Task instructions - Everything from the first line down to the line containing "60, 70, 80];" is to be retyped exactly, both ends included, with pictures left out.

* begin Data extract *

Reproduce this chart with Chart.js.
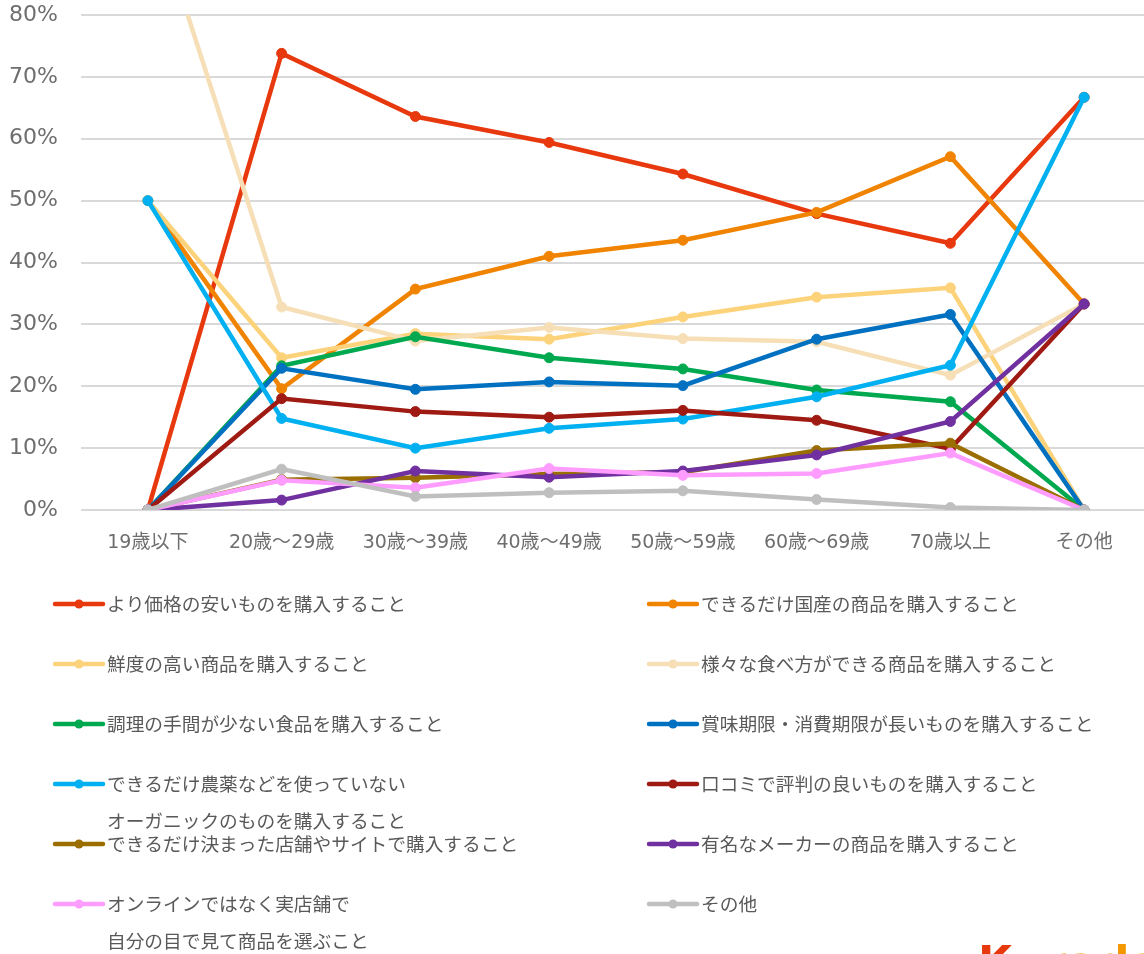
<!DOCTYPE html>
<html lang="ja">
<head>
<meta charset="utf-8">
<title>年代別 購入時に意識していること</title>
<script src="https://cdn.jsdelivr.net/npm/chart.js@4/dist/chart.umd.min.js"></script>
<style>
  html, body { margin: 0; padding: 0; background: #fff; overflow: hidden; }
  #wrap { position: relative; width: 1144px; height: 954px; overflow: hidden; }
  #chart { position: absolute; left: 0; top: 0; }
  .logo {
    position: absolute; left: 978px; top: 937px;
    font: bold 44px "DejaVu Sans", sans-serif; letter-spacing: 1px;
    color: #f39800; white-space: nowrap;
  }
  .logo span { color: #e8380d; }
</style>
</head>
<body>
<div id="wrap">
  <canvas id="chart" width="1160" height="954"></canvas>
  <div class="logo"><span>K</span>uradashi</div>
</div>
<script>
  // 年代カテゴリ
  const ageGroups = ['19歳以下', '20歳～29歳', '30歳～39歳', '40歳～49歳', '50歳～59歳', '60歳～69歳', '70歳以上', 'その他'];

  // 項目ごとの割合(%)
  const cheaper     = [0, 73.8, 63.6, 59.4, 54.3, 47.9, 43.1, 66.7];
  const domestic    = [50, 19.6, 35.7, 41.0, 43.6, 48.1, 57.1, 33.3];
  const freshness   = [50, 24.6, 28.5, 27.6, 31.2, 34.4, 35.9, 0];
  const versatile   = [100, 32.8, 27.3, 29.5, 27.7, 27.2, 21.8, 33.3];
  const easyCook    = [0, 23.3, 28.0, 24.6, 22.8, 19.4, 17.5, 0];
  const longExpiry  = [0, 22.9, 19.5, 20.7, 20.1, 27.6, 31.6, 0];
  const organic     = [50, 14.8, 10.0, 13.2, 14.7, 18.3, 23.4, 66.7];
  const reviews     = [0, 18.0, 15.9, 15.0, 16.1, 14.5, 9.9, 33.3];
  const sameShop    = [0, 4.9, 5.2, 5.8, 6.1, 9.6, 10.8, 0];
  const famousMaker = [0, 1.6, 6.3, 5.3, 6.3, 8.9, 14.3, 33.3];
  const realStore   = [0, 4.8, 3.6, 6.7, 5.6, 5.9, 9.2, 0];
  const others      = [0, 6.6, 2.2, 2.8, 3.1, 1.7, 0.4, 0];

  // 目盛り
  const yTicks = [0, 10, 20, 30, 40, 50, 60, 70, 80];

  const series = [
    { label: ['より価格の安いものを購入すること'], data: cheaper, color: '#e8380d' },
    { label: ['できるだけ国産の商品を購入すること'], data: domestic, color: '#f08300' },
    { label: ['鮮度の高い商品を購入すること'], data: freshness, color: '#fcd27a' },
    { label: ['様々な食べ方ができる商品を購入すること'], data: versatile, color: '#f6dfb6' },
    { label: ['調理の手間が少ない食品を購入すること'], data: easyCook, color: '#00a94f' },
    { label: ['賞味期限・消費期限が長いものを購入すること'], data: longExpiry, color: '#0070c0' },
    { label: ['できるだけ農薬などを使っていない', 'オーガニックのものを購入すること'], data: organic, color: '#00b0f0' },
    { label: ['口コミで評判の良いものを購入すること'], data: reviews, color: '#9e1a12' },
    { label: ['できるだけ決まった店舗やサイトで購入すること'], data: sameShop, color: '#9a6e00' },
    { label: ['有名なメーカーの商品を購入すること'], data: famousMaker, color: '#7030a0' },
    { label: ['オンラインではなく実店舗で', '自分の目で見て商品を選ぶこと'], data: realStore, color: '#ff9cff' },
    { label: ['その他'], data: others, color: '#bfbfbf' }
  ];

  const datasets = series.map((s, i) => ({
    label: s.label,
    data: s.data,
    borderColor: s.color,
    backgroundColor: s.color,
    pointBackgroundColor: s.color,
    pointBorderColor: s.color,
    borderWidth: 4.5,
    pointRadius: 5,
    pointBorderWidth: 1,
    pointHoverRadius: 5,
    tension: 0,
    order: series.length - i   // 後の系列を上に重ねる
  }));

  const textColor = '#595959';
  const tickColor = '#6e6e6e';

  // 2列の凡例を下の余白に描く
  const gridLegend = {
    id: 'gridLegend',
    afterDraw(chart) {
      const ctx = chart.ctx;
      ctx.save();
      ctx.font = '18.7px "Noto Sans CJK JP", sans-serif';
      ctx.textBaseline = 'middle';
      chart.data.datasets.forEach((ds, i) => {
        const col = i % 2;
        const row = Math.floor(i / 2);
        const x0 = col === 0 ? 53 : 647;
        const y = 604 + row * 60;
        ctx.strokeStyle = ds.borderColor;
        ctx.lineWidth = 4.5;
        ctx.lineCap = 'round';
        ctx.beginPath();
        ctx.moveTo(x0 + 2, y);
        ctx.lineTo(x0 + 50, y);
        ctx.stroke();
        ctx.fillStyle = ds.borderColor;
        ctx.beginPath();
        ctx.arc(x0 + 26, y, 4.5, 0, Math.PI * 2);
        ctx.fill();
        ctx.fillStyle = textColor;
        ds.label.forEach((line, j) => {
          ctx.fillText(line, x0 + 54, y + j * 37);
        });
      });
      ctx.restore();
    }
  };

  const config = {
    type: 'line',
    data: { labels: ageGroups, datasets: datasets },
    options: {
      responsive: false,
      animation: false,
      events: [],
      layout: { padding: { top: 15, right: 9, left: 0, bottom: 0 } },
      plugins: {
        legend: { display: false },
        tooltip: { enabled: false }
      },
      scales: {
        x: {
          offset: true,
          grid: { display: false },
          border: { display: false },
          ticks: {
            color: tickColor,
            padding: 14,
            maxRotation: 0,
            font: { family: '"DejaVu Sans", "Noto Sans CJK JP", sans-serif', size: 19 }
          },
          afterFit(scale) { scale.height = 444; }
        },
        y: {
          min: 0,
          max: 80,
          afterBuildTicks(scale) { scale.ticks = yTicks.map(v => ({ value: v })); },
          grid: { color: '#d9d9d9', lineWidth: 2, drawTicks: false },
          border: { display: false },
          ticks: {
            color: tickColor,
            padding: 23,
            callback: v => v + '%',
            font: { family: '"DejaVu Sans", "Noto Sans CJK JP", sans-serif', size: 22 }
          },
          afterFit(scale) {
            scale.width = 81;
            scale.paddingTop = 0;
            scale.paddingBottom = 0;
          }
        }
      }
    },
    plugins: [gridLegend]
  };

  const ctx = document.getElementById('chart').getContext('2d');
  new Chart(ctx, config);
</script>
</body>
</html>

* end Data extract *

Right answer -
Reproduce this chart with Chart.js.
<!DOCTYPE html>
<html lang="ja">
<head>
<meta charset="utf-8">
<title>年代別 購入時に意識していること</title>
<script src="https://cdn.jsdelivr.net/npm/chart.js@4/dist/chart.umd.min.js"></script>
<style>
  html, body { margin: 0; padding: 0; background: #fff; overflow: hidden; }
  #wrap { position: relative; width: 1144px; height: 954px; overflow: hidden; }
  #chart { position: absolute; left: 0; top: 0; }
  .logo {
    position: absolute; left: 978px; top: 937px;
    font: bold 44px "DejaVu Sans", sans-serif; letter-spacing: 1px;
    color: #f39800; white-space: nowrap;
  }
  .logo span { color: #e8380d; }
</style>
</head>
<body>
<div id="wrap">
  <canvas id="chart" width="1160" height="954"></canvas>
  <div class="logo"><span>K</span>uradashi</div>
</div>
<script>
  // 年代カテゴリ
  const ageGroups = ['19歳以下', '20歳～29歳', '30歳～39歳', '40歳～49歳', '50歳～59歳', '60歳～69歳', '70歳以上', 'その他'];

  // 項目ごとの割合(%)
  const cheaper     = [0, 73.8, 63.6, 59.4, 54.3, 47.9, 43.1, 66.7];
  const domestic    = [50, 19.6, 35.7, 41.0, 43.6, 48.1, 57.1, 33.3];
  const freshness   = [50, 24.6, 28.5, 27.6, 31.2, 34.4, 35.9, 0];
  const versatile   = [100, 32.8, 27.3, 29.5, 27.7, 27.2, 21.8, 33.3];
  const easyCook    = [0, 23.3, 28.0, 24.6, 22.8, 19.4, 17.5, 0];
  const longExpiry  = [0, 22.9, 19.5, 20.7, 20.1, 27.6, 31.6, 0];
  const organic     = [50, 14.8, 10.0, 13.2, 14.7, 18.3, 23.4, 66.7];
  const reviews     = [0, 18.0, 15.9, 15.0, 16.1, 14.5, 9.9, 33.3];
  const sameShop    = [0, 4.9, 5.2, 5.8, 6.1, 9.6, 10.8, 0];
  const famousMaker = [0, 1.6, 6.3, 5.3, 6.3, 8.9, 14.3, 33.3];
  const realStore   = [0, 4.8, 3.6, 6.7, 5.6, 5.9, 9.2, 0];
  const others      = [0, 6.6, 2.2, 2.8, 3.1, 1.7, 0.4, 0];

  // 目盛り
  const yTicks = [0, 10, 20, 30, 40, 50, 60, 70, 80];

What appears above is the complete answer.